Üniversiteye başlar başlamaz, ilk önce T-cetveli satın almıştım. Mühendisliğin önemli sembollerinden olan T-cetveli ve teknik resim masaları, firmalarda, günümüz Ar-Ge ve Tasarım merkezi’ ne denk gelen kısımlarda, vazgeçilmez aletlerden biri olarak kullanıldı. O dönem sadece iki ve üç boyutlu tasarımlar ve kesit resimleri vardı ve bunları yapmak çok uzun zaman alırdı. Elbette, T-cetveline ilaveten, gönye, cetvel, iletki, fonksiyonlu hesap makinaları ve pergel kullanıldı.
Bilgisayar teknolojisinin gelişmesi ile birlikte, 1990’ lı yılların başlarında, teknik resim bilgisayara aktarıldı ve sonrasında, teknik resim, simülasyonu da destekledi. Elektrik, Mukavemet, Akışkanlar Mekaniği ve Isı Transferi alanlarında, analitik olarak çözülemeyen diferansiyel denklemler sayısal yöntemlerle kod yazılarak çözülmeye çalışıldı. Ardından, kodlar büyüdükçe, (commercial code) ticari yazılım olarak adlandırdığımız, simülasyon programlarını doğurdu. Bu programlara, üç boyutlu çözümün yayında, zamana bağlı çözümler ve hareketli ağ (mesh) çözümleri de ekleninde, zamana bağlı animasyonlar doğdu. Animasyonlar, tasarım öncesi hataların görülmesine, hayallerin, somut uygulamaya geçiş noktasında önemli bir basamak oluşturdu. Böylece, minimum hata ile maksimum hızda üretimler gerçekleşmeye başladı.

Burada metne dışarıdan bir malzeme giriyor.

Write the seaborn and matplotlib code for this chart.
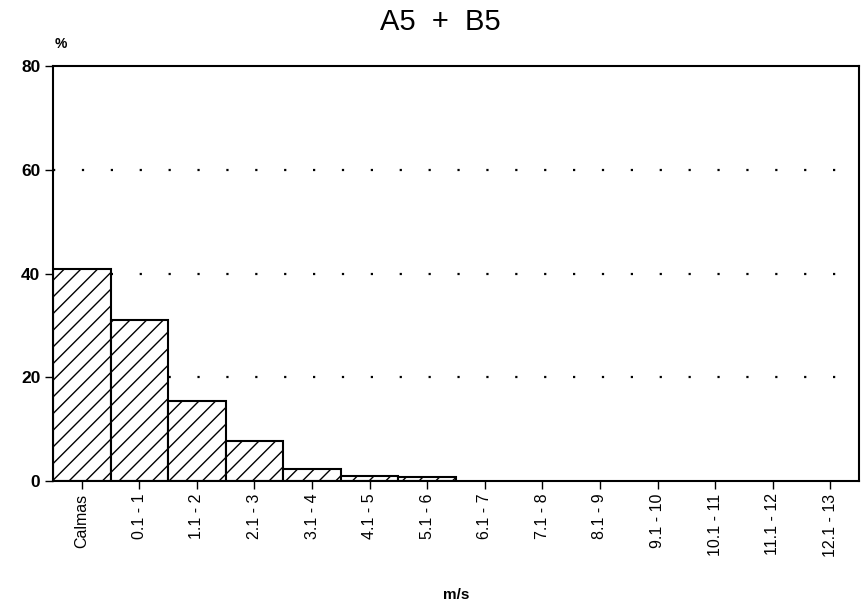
import matplotlib
matplotlib.use("Agg")
import matplotlib.pyplot as plt
import seaborn as sns
import pandas as pd

categories = ["Calmas", "0.1 - 1", "1.1 - 2", "2.1 - 3", "3.1 - 4", "4.1 - 5", "5.1 - 6",
              "6.1 - 7", "7.1 - 8", "8.1 - 9", "9.1 - 10", "10.1 - 11", "11.1 - 12", "12.1 - 13"]
values = [40.8, 31.1, 15.5, 7.7, 2.4, 1.0, 0.8, 0, 0, 0, 0, 0, 0, 0]
yticks = [0, 20, 40, 60, 80]

sns.set_theme(style="white")
plt.rcParams['font.family'] = ['Liberation Sans', 'DejaVu Sans']
plt.rcParams['hatch.linewidth'] = 1.0
plt.rcParams['text.color'] = 'black'
plt.rcParams['xtick.color'] = 'black'
plt.rcParams['ytick.color'] = 'black'

df = pd.DataFrame({"cat": categories, "val": values})

fig = plt.figure(figsize=(8.63, 6.06), dpi=100)
ax = fig.add_axes([0.0614, 0.2063, 0.934, 0.6847])
sns.barplot(data=df, x="cat", y="val", ax=ax, color="white", edgecolor="black",
            linewidth=1.5, width=1.0, hatch="//", saturation=1)
for p in ax.patches:
    p.set_facecolor("white")
    if p.get_height() == 0:
        p.set_visible(False)

ax.set_xlim(-0.5, len(categories) - 0.5)
ax.set_ylim(0, 80)
ax.set_yticks(yticks)
ax.set_yticklabels([str(v) for v in yticks], fontsize=12.5, fontweight="bold")
ax.set_xticks(range(len(categories)))
ax.set_xticklabels(categories, rotation=90, fontsize=11.5)
ax.tick_params(axis="both", direction="out", length=6, width=1, color="black",
               labelcolor="black", bottom=True, left=True, pad=3)
for v in [20, 40, 60]:
    ax.axhline(v, color="black", linestyle=(0, (1, 12)), linewidth=1.6, zorder=0)
for s in ax.spines.values():
    s.set_color("black")
    s.set_linewidth(1.5)
ax.set_xlabel("")
ax.set_ylabel("")
fig.text(0.51, 0.964, "A5  +  B5", ha="center", va="center", fontsize=21, color="black")
fig.text(0.07, 0.928, "%", ha="center", va="center", fontsize=10, fontweight="bold", color="black")
fig.text(0.529, 0.018, "m/s", ha="center", va="center", fontsize=11, fontweight="bold", color="black")
fig.savefig("out.png", dpi=100)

Gün geldi. Simülasyonlar da yetersiz kaldı. Hayat inanılmaz hızlandı. Hayatı hızlandıran ise, baş döndürücü hızla ilerleyen, dijital dünya ve internet oldu. Derken, tüm bunlarla beraber yaşantımıza ortak olmaya ve destek olmaya başlayan IoT, Yapay Zeka ve Büyük veri kavramları bizi Dijital ikiz dünyasına taşıdı. Özellikle, Ar-Ge çalışmalarında, dijital ikiz (Digital Twin) oluşturarak, zaman, ekonomiklik, daha yüksek hız, daha kolay envanter yönetimi gibi kazanımlar sağlandı. Ar-Ge Mühendisinin işi, özellikle hızlı ve hatasız ürün üretme anlamında değer kazandı. Çünkü, ürünün bir yandan, simülasyon ve animasyonları yapılıyor ve öte yandan sensörlerle, prototip üzerinden alınan veriler, dijital ortama aktarılarak üründe iyileştirmeler sağlanıyor.

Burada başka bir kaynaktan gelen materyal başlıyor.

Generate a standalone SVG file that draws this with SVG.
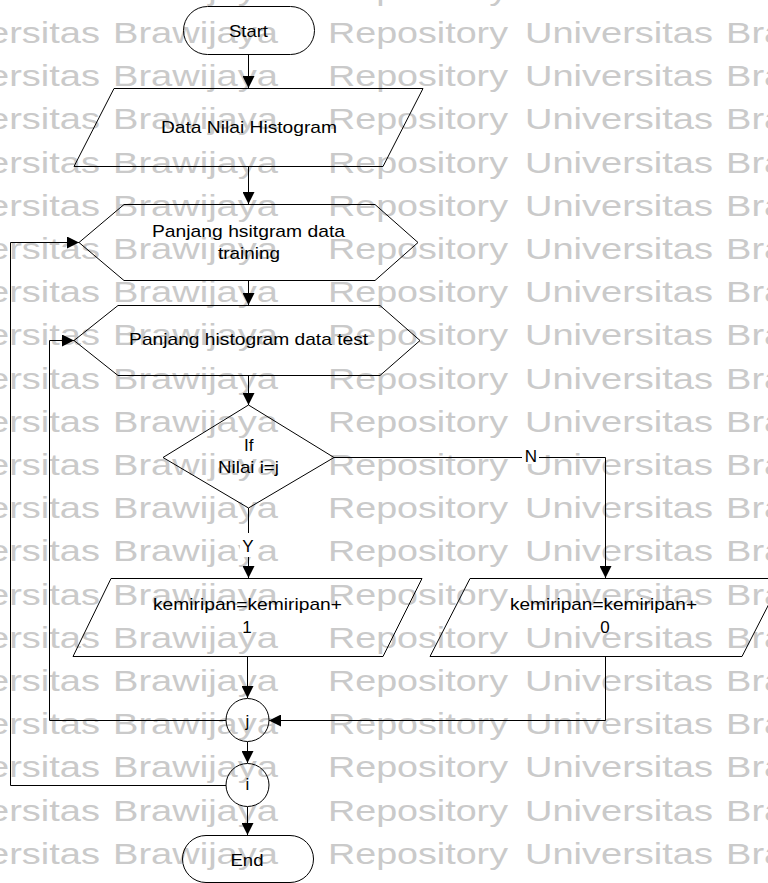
<svg xmlns="http://www.w3.org/2000/svg" xmlns:xlink="http://www.w3.org/1999/xlink" width="768" height="883" viewBox="0 0 768 883">
<style>
.wm{font-family:"Liberation Sans",Arial,sans-serif;font-size:30px;fill:#cacaca}
.sh{fill:none;stroke:#000;stroke-width:1}
.t{font-family:"Liberation Sans",Arial,sans-serif;font-size:17px;fill:#000;text-anchor:middle}
.c{fill:none;stroke:#000;stroke-width:1}
.lb{fill:#fff;stroke:none}
</style>
<defs>
<marker id="ah" markerUnits="userSpaceOnUse" markerWidth="13" markerHeight="12" refX="12" refY="6" orient="auto">
<path d="M0,0 L12,6 L0,12 z" fill="#000"/>
</marker>
<g id="wmrow">
<text class="wm" x="-88" y="0" textLength="188" lengthAdjust="spacingAndGlyphs">Universitas</text>
<text class="wm" x="113" y="0" textLength="165" lengthAdjust="spacingAndGlyphs">Brawijaya</text>
<text class="wm" x="328" y="0" textLength="180" lengthAdjust="spacingAndGlyphs">Repository</text>
<text class="wm" x="525" y="0" textLength="188" lengthAdjust="spacingAndGlyphs">Universitas</text>
<text class="wm" x="726" y="0" textLength="165" lengthAdjust="spacingAndGlyphs">Brawijaya</text>
</g>
</defs>
<rect x="0" y="0" width="768" height="883" fill="#fff"/>
<g id="watermark">
<use xlink:href="#wmrow" y="0"/>
<use xlink:href="#wmrow" y="43"/>
<use xlink:href="#wmrow" y="86.2"/>
<use xlink:href="#wmrow" y="129.4"/>
<use xlink:href="#wmrow" y="172.6"/>
<use xlink:href="#wmrow" y="215.8"/>
<use xlink:href="#wmrow" y="259"/>
<use xlink:href="#wmrow" y="302.2"/>
<use xlink:href="#wmrow" y="345.4"/>
<use xlink:href="#wmrow" y="388.6"/>
<use xlink:href="#wmrow" y="431.8"/>
<use xlink:href="#wmrow" y="475"/>
<use xlink:href="#wmrow" y="518.2"/>
<use xlink:href="#wmrow" y="561.4"/>
<use xlink:href="#wmrow" y="604.6"/>
<use xlink:href="#wmrow" y="647.8"/>
<use xlink:href="#wmrow" y="691"/>
<use xlink:href="#wmrow" y="734.2"/>
<use xlink:href="#wmrow" y="777.4"/>
<use xlink:href="#wmrow" y="820.6"/>
<use xlink:href="#wmrow" y="863.8"/>
</g>
<g id="connectors">
<path class="c" d="M248.5,55 V88" marker-end="url(#ah)"/>
<path class="c" d="M248.5,166 V204" marker-end="url(#ah)"/>
<path class="c" d="M248.5,280 V305" marker-end="url(#ah)"/>
<path class="c" d="M248.5,375 V405" marker-end="url(#ah)"/>
<path class="c" d="M248.5,508 V578" marker-end="url(#ah)"/>
<path class="c" d="M334,457.5 H605.5 V578" marker-end="url(#ah)"/>
<path class="c" d="M247.5,656 V698" marker-end="url(#ah)"/>
<path class="c" d="M605.5,656 V720.5 H269" marker-end="url(#ah)"/>
<path class="c" d="M247.5,742 V763" marker-end="url(#ah)"/>
<path class="c" d="M247.5,807 V835" marker-end="url(#ah)"/>
<path class="c" d="M226,720.5 H49.5 V340.5 H74" marker-end="url(#ah)"/>
<path class="c" d="M226,785.5 H10.5 V242.5 H79" marker-end="url(#ah)"/>
<rect class="lb" x="240" y="533" width="17" height="24"/>
<text class="t" x="248" y="552">Y</text>
<rect class="lb" x="522" y="447" width="17" height="17"/>
<text class="t" x="531" y="462">N</text>
</g>
<g id="start">
<rect class="sh" x="183.5" y="6.5" width="131" height="48" rx="24" ry="24"/>
<text class="t" x="248.5" y="37" textLength="39" lengthAdjust="spacingAndGlyphs">Start</text>
</g>
<g id="data">
<polygon class="sh" points="114,88.5 423,88.5 383,166.5 74,166.5"/>
<text class="t" x="249" y="133" textLength="176" lengthAdjust="spacingAndGlyphs">Data Nilai Histogram</text>
</g>
<g id="hex1">
<polygon class="sh" points="124,204.5 375,204.5 418,242.5 375,280.5 124,280.5 79,242.5"/>
<text class="t" x="248.5" y="237" textLength="193" lengthAdjust="spacingAndGlyphs">Panjang hsitgram data</text>
<text class="t" x="249" y="259" textLength="62" lengthAdjust="spacingAndGlyphs">training</text>
</g>
<g id="hex2">
<polygon class="sh" points="118,305.5 380,305.5 420,340.5 380,375.5 118,375.5 74,340.5"/>
<text class="t" x="248.6" y="345" textLength="239" lengthAdjust="spacingAndGlyphs">Panjang histogram data test</text>
</g>
<g id="decision">
<polygon class="sh" points="248.5,405 334,457.5 248.5,508 163,457.5"/>
<text class="t" x="248.7" y="451">If</text>
<text class="t" x="248.5" y="473" textLength="61" lengthAdjust="spacingAndGlyphs">Nilai i=j</text>
</g>
<g id="add1">
<polygon class="sh" points="111,578.5 422,578.5 383,656.5 73,656.5"/>
<text class="t" x="247.5" y="610" textLength="189" lengthAdjust="spacingAndGlyphs">kemiripan=kemiripan+</text>
<text class="t" x="247" y="633">1</text>
</g>
<g id="add0">
<polygon class="sh" points="470,578.5 782,578.5 742,656.5 430,656.5"/>
<text class="t" x="603.5" y="610" textLength="187" lengthAdjust="spacingAndGlyphs">kemiripan=kemiripan+</text>
<text class="t" x="605" y="633">0</text>
</g>
<g id="loopj">
<circle class="sh" cx="247.5" cy="720" r="21.5"/>
<text class="t" x="247.5" y="727">j</text>
</g>
<g id="loopi">
<circle class="sh" cx="247.5" cy="785" r="21.5"/>
<text class="t" x="247.5" y="790">i</text>
</g>
<g id="end">
<rect class="sh" x="182.5" y="835.5" width="131" height="47" rx="23.5" ry="23.5"/>
<text class="t" x="247" y="866" textLength="33" lengthAdjust="spacingAndGlyphs">End</text>
</g>
</svg>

1991 yılında, üniversiteye başladığımda, T-cetveli ile kumpas ile, termometre ile ölçüm alarak model Ar-Ge çalışmaları yapılırken, 30 yılda, artık Ar-Ge çalışmaları ditijal dünya ile desteklenerek, akıl almaz boyutlara ulaştı. Bugün Formula 1 yarışlarında, aslında, pistteki pilottan çok, fabrikadaki Ar-Ge mühendisliği, Ar-Ge teknisyenliği yarışıyor. Covid-19 gibi, davranışı bilinmeyen vakalarda da hem ilaç hem de aşı geliştirilirken, dijital dünya, simülasyonlar ve hızlı ölçümler, umarız, hastalığı ve virüsü kısa sürede yok edecektir.